The Aussies really played both sides of the fence during their gay tourism promo Feb 16 at Yonge-Dundas Square. Held in a big white tent in the middle of Toronto’s biggest designer parking lot, it was billed as a Sydney Foam Party and was obviously targeted at gays, but not so obviously as to put off anyone else who just happened to wander by. When I arrived late Friday night, a gaggle of teenage girls in too-tight jeans was wandering away from the tent, giggling.
“Are you here for the event?” the security guy asked me. Yeah, the event, nudge, nudge, wink, wink. Inside there was a stage, a couple of bars, a foam-filled dancing pen, some National Geographic pictures pinned to white cloth walls and a lot of puzzled-looking gay men wondering what to do next. It was too early (8pm to 11pm) for a real party and there was no way this one was going to sex up, not with so many clean-cut staff in attendance. There were dozens of them, all dressed in black and yellow shirts marked “G-Day Canada.” They looked like squads of anxious bumblebees.
I doubt the Aussies are really any more comfortable with gays than anyone else in the tourism world — the URL for their on-line promo ended with the rather snarky comment, “queen.htm.” Still, you’ve got to give them credit for promoting their country. It’s more than anyone in Toronto seems to be doing.
As far as I can see, the Toronto gay scene is alive and well (if barely) purely and simply because of tourists and immigrants. In the last few months alone, I’ve run into a Persian (his identification not mine), a guy from Kazakhstan (yeah, really, Borat country) and through him a couple of guys from Turkey.
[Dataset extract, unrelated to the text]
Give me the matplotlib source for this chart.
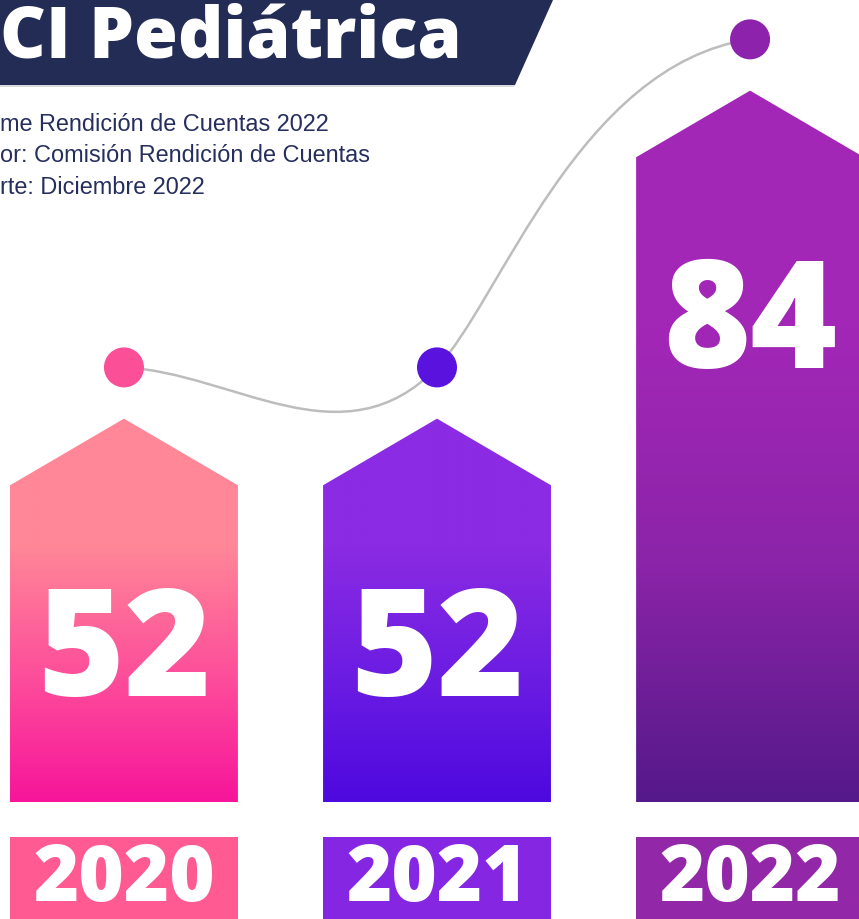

But lord knows how they found their way here. No one seems to be doing much to attract them. You’re nowhere if you’re not on the Internet these days and virtual Toronto is a pretty vague place. Forget about promotion. Even the basic information is missing. If you live here you know where to look; you know the bars and the mags and the websites and it all seems terribly obvious. But if you don’t have local contacts, finding the necessary facts can be difficult.
A few months back I ran into some US tourists in town for business and I asked them how they found their way from their hotel in Vaughan (poor dears) to downtown gaydom.
“Oh, just searched on gay bars Toronto,” they said. Intrigued, I went home and tried the same technique and having tried it I wanted to give them an award for valour. I’m surprised they found Church St, let alone Woody’s.
Search on “gay bars Toronto” and the first thing you get is something called Toronto Pronto run by the Gay Toronto Tourism Guild (Gaytorontotourism.com/barsclubs.htm). It’s really helpful. Among the bars it lists are such graveyard favourites as 5iven [sic], Babylon, Bar 501, Sneakers, Slack Alice, Pope Joan, Trax V, The Toolbox and The Barn. Even when it gets the listings right, the descriptions leave a lot to be desired. “Side-by-side men’s bars (where women are welcome)” doesn’t really catch the gist of Woody’s.
Googling “gay sex Toronto” works a little better. In fact the top hit is Xtra.ca and the third is the tourism mag The Guide (published by Pink Triangle Press, which also publishes Xtra). But still no direct hits for the bars, baths or Church St.
Both Fab and Xtra have extensive on-line listings but you’ll need to navigate a few sub-sites to find them. Nor will any of this tell you pertinent details, such as the fact that you’re unlikely to meet anyone anywhere in the city on, say, a cold Tuesday in winter.
Toronto Tourism has taken a lot flack for not promoting homo Toronto but to its credit it has both a rainbow logo and “Proud Toronto” flag right on its main page. Good start. It’s just that the information is a little sketchy. There’s a link to the Toronto International Film Festival but not to Inside Out, links to the Drake and Bar Italia but not to Woody’s. There’s lots on how to get married in Toronto but nothing about how to have sex. There is lots on spas but nothing on saunas. Not a single bathhouse gets mentioned. C’mon, folks, people travel for a lot of reasons but one of them is sex and not to provide tourists with some basic information on local avenues of self-expression is self-defeating. I don’t know how many Americans I’ve directed over the years to Remington’s. The first thing every American seems to want to know is, “Where are the strip clubs?” The second thing is, “Do they take it all off?”
I have no idea why anyone wants to come to Toronto. It’s March and I’m having a hard time convincing myself that I want to be here let alone anyone else. But let’s just assume that they do. Shouldn’t we at least give them the information they’ll need to enjoy their stay? Stuff like who goes to what clubs on which nights and where you can catch a few rays or see a few queer films. This isn’t about altruism. It’s about survival and we owe it to ourselves to do it better.